» **Goal**: Extract everything from the first line through the line with "var xpTrend = [[153.7, 5830], [193.9, 8000]];", both ends included, except for any pictures.

Stored data entries
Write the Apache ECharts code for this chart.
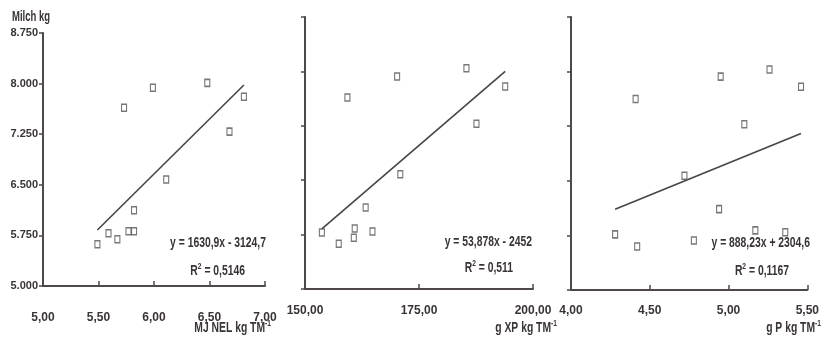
<!DOCTYPE html>
<html>
<head>
<meta charset="utf-8">
<title>Milch kg</title>
<script src="https://cdn.jsdelivr.net/npm/echarts@6/dist/echarts.min.js"></script>
<style>
	html, body { margin: 0; padding: 0; background: #fff; }
	#chart { width: 822px; height: 345px; }
</style>
</head>
<body>
<div id="chart"></div>
<script>
/* y-Achse (Milch kg) */
var yTicks = [5000, 5750, 6500, 7250, 8000, 8750];

/* MJ NEL kg TM-1 */
var nelTicks = [5.00, 5.50, 6.00, 6.50, 7.00];
var nelX = [5.49, 5.59, 5.67, 5.73, 5.77, 5.82, 5.82, 5.99, 6.11, 6.48, 6.68, 6.81];
var nelY = [5620, 5782, 5694, 7642, 5812, 5812, 6122, 7937, 6579, 8011, 7288, 7804];
var nelTrend = [[5.49, 5830], [6.81, 7980]];

/* g XP kg TM-1 */
var xpTicks = [150, 175, 200];
var xpX = [153.7, 157.4, 159.3, 160.7, 160.9, 163.3, 164.8, 170.2, 170.9, 185.4, 187.6, 193.9];
var xpY = [5778, 5625, 7639, 5708, 5833, 6125, 5792, 7931, 6583, 8042, 7278, 7792];
var xpTrend = [[153.7, 5830], [193.9, 8000]];

/* g P kg TM-1 */
var pTicks = [4.00, 4.50, 5.00, 5.50];
var pX = [4.28, 4.41, 4.42, 4.72, 4.78, 4.94, 4.95, 5.10, 5.17, 5.26, 5.36, 5.46];
var pY = [5764, 7625, 5597, 6570, 5681, 6111, 7931, 7278, 5819, 8028, 5792, 7792];
var pTrend = [[4.28, 6110], [5.46, 7150]];

var FONT = '"Liberation Sans", Arial, sans-serif';
var INK = '#4f4848';
var TXT = '#3a3434';

function pairs(xs, ys) {
	var out = [];
	for (var i = 0; i < xs.length; i++) out.push([xs[i], ys[i]]);
	return out;
}

function xAxisFor(idx, ticks, margin) {
	return {
		type: 'value',
		gridIndex: idx,
		min: ticks[0],
		max: ticks[ticks.length - 1],
		interval: ticks[1] - ticks[0],
		splitLine: { show: false },
		axisLine: { show: true, onZero: false, lineStyle: { color: INK, width: 2 } },
		axisTick: { show: true, inside: true, length: 5, lineStyle: { color: INK, width: 1.5 } },
		axisLabel: {
			show: true,
			margin: margin,
			fontFamily: FONT,
			fontWeight: 'bold',
			fontSize: 12,
			color: TXT,
			formatter: function(v) { return v.toFixed(2).replace('.', ','); }
		}
	};
}

function yAxisFor(idx, showLabels) {
	return {
		type: 'value',
		gridIndex: idx,
		min: yTicks[0],
		max: yTicks[yTicks.length - 1],
		interval: yTicks[1] - yTicks[0],
		splitLine: { show: false },
		axisLine: { show: true, onZero: false, lineStyle: { color: INK, width: 2 } },
		axisTick: { show: true, length: 4, lineStyle: { color: INK, width: 1.5 } },
		axisLabel: {
			show: showLabels,
			margin: 5,
			fontFamily: FONT,
			fontWeight: 'bold',
			fontSize: 11,
			color: TXT,
			formatter: function(v) { return String(v).replace(/(\d)(\d{3})$/, '$1.$2'); }
		}
	};
}

function points(idx, data) {
	return {
		type: 'scatter',
		xAxisIndex: idx,
		yAxisIndex: idx,
		symbol: 'rect',
		symbolSize: [5, 7],
		itemStyle: { color: '#fff', borderColor: '#555', borderWidth: 1.3 },
		data: data,
		z: 3
	};
}

function trend(idx, data) {
	return {
		type: 'line',
		xAxisIndex: idx,
		yAxisIndex: idx,
		symbol: 'none',
		lineStyle: { color: '#4a4444', width: 1.6 },
		data: data,
		z: 2
	};
}

/* Texte mit Hochstellung, schmal gestaucht wie im Original */
var rich = {
	n: { fontFamily: FONT, fontWeight: 'bold', fontSize: 14, color: TXT, lineHeight: 17 },
	s: { fontFamily: FONT, fontWeight: 'bold', fontSize: 9, color: TXT, verticalAlign: 'top', lineHeight: 17 }
};

function label(text, right, y) {
	return {
		type: 'text',
		x: right,
		y: y,
		scaleX: 0.74,
		style: { text: text, rich: rich, align: 'right', verticalAlign: 'middle', fill: TXT }
	};
}

window.onload = function() {
	var chart = echarts.init(document.getElementById('chart'));
	var option = {
		animation: false,
		backgroundColor: '#fff',
		grid: [
			{ left: 43, top: 33, width: 222, height: 253 },
			{ left: 305, top: 17, width: 228, height: 272 },
			{ left: 571, top: 17, width: 240, height: 273 }
		],
		xAxis: [
			xAxisFor(0, nelTicks, 26),
			xAxisFor(1, xpTicks, 16),
			xAxisFor(2, pTicks, 15)
		],
		yAxis: [
			yAxisFor(0, true),
			yAxisFor(1, false),
			yAxisFor(2, false)
		],
		series: [
			trend(0, nelTrend),
			points(0, pairs(nelX, nelY)),
			trend(1, xpTrend),
			points(1, pairs(xpX, xpY)),
			trend(2, pTrend),
			points(2, pairs(pX, pY))
		],
		graphic: [
			{
				type: 'text', x: 12, y: 17, scaleX: 0.68,
				style: { text: 'Milch kg', fontFamily: FONT, fontWeight: 'bold', fontSize: 14, fill: TXT, verticalAlign: 'middle' }
			},
			label('{n|MJ NEL kg TM}{s|-1}', 271, 328),
			label('{n|g XP kg TM}{s|-1}', 557, 328),
			label('{n|g P kg TM}{s|-1}', 821, 328),
			/* Regressionsgleichungen */
			label('{n|y = 1630,9x - 3124,7}', 266, 243),
			label('{n|R}{s|2}{n| = 0,5146}', 245, 271),
			label('{n|y = 53,878x - 2452}', 532, 242),
			label('{n|R}{s|2}{n| = 0,511}', 513, 268),
			label('{n|y = 888,23x + 2304,6}', 810, 243),
			label('{n|R}{s|2}{n| = 0,1167}', 789, 271)
		]
	};
	chart.setOption(option);
};
</script>
</body>
</html>
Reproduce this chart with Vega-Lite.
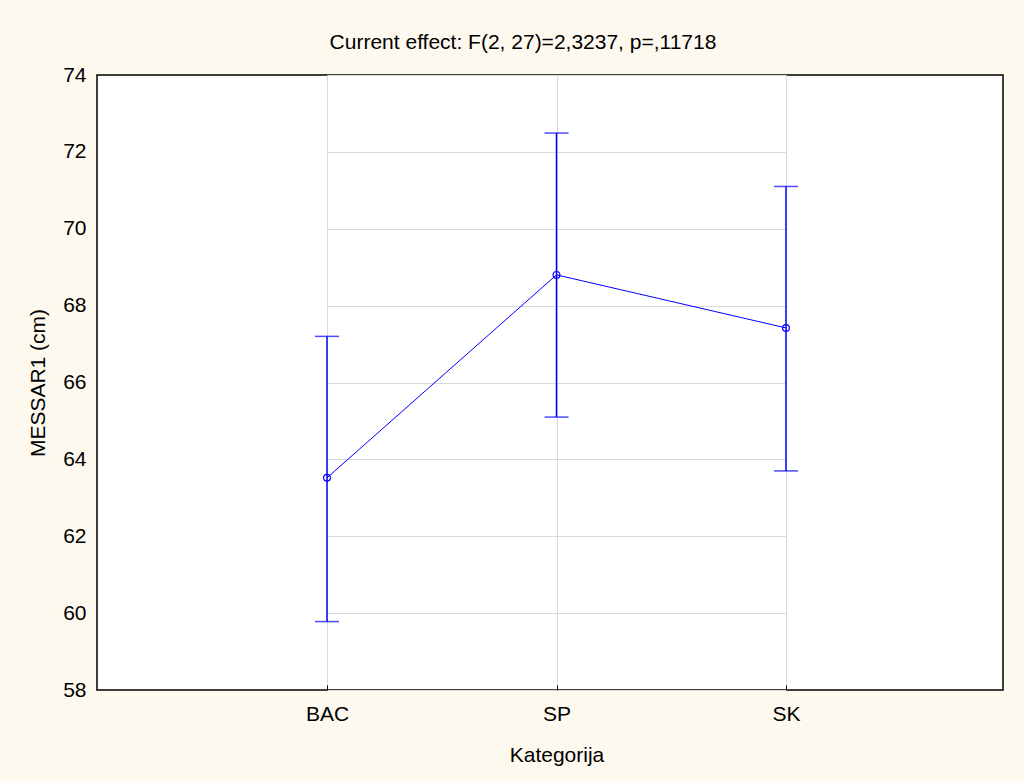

» **Exercise solution**:
Write the Apache ECharts code for this chart.
<!DOCTYPE html>
<html>
<head>
<meta charset="utf-8">
<title>Milch kg</title>
<script src="https://cdn.jsdelivr.net/npm/echarts@6/dist/echarts.min.js"></script>
<style>
	html, body { margin: 0; padding: 0; background: #fff; }
	#chart { width: 822px; height: 345px; }
</style>
</head>
<body>
<div id="chart"></div>
<script>
/* y-Achse (Milch kg) */
var yTicks = [5000, 5750, 6500, 7250, 8000, 8750];

/* MJ NEL kg TM-1 */
var nelTicks = [5.00, 5.50, 6.00, 6.50, 7.00];
var nelX = [5.49, 5.59, 5.67, 5.73, 5.77, 5.82, 5.82, 5.99, 6.11, 6.48, 6.68, 6.81];
var nelY = [5620, 5782, 5694, 7642, 5812, 5812, 6122, 7937, 6579, 8011, 7288, 7804];
var nelTrend = [[5.49, 5830], [6.81, 7980]];

/* g XP kg TM-1 */
var xpTicks = [150, 175, 200];
var xpX = [153.7, 157.4, 159.3, 160.7, 160.9, 163.3, 164.8, 170.2, 170.9, 185.4, 187.6, 193.9];
var xpY = [5778, 5625, 7639, 5708, 5833, 6125, 5792, 7931, 6583, 8042, 7278, 7792];
var xpTrend = [[153.7, 5830], [193.9, 8000]];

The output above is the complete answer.